--- START OF INPUT MATERIAL ---
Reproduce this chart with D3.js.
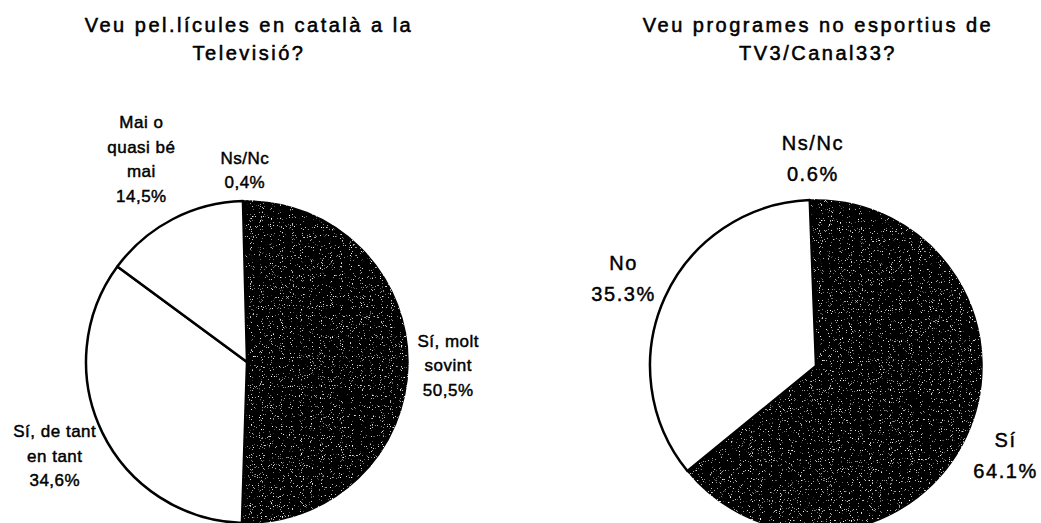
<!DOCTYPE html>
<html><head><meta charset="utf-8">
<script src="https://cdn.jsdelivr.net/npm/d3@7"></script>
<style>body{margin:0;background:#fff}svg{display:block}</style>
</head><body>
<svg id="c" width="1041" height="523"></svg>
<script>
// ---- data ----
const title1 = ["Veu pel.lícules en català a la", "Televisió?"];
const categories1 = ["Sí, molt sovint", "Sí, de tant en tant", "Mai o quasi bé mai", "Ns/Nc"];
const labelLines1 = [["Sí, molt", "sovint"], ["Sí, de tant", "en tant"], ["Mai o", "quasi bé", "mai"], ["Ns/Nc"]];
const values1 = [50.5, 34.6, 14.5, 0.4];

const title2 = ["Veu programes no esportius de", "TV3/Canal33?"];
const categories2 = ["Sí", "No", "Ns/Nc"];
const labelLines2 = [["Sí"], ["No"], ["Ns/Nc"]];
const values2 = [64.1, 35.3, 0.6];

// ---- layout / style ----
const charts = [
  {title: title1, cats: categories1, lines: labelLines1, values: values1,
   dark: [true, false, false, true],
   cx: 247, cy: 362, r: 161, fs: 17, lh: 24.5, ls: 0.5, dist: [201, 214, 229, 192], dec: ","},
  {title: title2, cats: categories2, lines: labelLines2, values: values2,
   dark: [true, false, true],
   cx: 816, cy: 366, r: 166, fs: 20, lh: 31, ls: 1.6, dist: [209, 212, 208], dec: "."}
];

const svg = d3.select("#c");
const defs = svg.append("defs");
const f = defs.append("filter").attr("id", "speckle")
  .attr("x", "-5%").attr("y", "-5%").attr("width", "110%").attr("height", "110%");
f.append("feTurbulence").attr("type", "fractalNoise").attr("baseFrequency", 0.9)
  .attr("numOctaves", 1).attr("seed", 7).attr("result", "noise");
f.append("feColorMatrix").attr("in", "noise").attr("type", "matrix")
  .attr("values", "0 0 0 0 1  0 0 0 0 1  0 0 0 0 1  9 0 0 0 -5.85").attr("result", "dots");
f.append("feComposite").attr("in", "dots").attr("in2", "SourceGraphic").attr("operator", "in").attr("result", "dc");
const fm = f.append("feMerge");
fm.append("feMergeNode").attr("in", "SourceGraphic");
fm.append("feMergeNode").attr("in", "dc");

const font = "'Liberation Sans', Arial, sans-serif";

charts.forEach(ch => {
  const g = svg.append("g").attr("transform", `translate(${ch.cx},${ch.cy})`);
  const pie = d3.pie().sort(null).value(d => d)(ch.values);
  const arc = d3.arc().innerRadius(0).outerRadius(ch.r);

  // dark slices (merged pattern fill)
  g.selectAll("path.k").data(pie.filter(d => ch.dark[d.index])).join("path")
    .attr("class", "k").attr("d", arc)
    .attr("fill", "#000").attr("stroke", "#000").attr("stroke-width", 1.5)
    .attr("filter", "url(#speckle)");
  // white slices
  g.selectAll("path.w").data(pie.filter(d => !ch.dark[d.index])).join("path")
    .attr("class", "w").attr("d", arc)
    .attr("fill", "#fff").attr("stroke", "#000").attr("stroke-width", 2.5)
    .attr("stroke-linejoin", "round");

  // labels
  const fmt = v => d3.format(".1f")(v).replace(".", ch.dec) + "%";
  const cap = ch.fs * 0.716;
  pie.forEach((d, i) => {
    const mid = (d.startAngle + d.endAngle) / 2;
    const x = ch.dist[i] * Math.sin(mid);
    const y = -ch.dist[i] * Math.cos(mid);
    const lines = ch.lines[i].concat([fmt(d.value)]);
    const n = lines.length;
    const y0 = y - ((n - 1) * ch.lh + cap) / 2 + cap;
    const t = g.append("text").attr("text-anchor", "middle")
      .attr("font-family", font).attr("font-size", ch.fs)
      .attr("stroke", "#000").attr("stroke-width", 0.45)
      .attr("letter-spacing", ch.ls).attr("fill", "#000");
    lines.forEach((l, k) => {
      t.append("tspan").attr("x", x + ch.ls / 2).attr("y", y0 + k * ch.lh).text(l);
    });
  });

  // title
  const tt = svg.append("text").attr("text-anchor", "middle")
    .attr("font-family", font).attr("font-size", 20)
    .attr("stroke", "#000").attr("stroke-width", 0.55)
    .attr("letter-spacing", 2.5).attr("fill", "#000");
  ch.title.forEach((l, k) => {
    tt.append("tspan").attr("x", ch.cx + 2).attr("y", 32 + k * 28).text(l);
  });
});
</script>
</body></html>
--- END OF INPUT MATERIAL ---
--- START OF INPUT MATERIAL ---
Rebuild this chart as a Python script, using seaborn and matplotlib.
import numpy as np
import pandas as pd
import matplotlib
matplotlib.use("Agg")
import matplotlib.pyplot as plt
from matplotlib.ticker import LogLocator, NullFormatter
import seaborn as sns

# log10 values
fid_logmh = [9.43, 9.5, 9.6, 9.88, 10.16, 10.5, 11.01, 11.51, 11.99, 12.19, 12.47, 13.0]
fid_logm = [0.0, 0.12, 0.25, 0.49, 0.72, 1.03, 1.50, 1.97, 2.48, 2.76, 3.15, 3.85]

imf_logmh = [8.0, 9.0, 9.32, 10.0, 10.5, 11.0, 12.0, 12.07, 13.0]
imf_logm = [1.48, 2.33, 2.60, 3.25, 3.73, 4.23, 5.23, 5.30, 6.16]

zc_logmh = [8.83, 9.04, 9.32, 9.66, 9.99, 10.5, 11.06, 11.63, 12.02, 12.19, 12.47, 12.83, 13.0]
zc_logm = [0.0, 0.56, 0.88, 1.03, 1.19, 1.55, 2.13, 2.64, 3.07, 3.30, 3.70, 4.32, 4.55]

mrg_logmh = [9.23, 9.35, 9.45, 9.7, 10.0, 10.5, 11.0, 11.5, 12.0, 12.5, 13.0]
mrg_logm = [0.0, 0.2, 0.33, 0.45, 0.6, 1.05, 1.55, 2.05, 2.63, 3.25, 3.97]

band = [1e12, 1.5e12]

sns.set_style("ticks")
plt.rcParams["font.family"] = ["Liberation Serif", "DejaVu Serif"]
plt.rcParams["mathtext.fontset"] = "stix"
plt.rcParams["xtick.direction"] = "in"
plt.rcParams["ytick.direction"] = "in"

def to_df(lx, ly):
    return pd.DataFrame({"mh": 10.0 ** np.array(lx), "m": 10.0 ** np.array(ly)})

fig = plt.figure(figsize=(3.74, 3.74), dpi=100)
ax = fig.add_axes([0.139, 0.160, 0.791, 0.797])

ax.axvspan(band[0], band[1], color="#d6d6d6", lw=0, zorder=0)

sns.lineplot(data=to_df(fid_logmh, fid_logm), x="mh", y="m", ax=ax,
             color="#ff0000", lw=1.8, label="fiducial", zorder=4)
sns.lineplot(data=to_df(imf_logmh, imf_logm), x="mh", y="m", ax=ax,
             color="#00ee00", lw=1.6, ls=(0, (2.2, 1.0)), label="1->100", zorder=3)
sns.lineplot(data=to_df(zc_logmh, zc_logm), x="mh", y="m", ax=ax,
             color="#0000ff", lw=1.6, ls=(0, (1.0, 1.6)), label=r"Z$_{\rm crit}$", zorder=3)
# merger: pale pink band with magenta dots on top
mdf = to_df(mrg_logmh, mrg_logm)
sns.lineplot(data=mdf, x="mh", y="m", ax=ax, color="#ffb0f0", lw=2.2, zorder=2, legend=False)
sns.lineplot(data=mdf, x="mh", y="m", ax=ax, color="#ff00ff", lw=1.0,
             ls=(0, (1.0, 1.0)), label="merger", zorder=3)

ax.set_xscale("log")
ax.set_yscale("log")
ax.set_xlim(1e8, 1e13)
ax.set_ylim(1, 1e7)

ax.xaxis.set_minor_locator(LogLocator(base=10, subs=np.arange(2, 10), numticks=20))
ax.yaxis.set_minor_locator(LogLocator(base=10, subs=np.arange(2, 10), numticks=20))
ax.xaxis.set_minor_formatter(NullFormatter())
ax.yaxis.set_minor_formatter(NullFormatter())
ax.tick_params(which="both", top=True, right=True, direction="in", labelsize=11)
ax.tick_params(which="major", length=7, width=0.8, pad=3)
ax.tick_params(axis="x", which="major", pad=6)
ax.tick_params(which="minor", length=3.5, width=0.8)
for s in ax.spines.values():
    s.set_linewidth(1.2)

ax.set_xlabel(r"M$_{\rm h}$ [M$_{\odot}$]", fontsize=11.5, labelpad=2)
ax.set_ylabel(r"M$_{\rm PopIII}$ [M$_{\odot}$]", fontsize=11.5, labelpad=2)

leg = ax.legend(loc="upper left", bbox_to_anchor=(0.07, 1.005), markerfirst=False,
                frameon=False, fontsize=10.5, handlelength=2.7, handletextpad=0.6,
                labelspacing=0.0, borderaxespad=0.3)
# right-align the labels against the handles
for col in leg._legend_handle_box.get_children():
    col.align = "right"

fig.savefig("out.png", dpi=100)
--- END OF INPUT MATERIAL ---
INSTRUCTIONS FOR THE TASK.
Every line of the listing that holds "script" should be found and copied.

FULL ANSWER.
<script src="https://cdn.jsdelivr.net/npm/d3@7"></script>
<script>
</script>
Rebuild this chart as a Python script, using seaborn and matplotlib.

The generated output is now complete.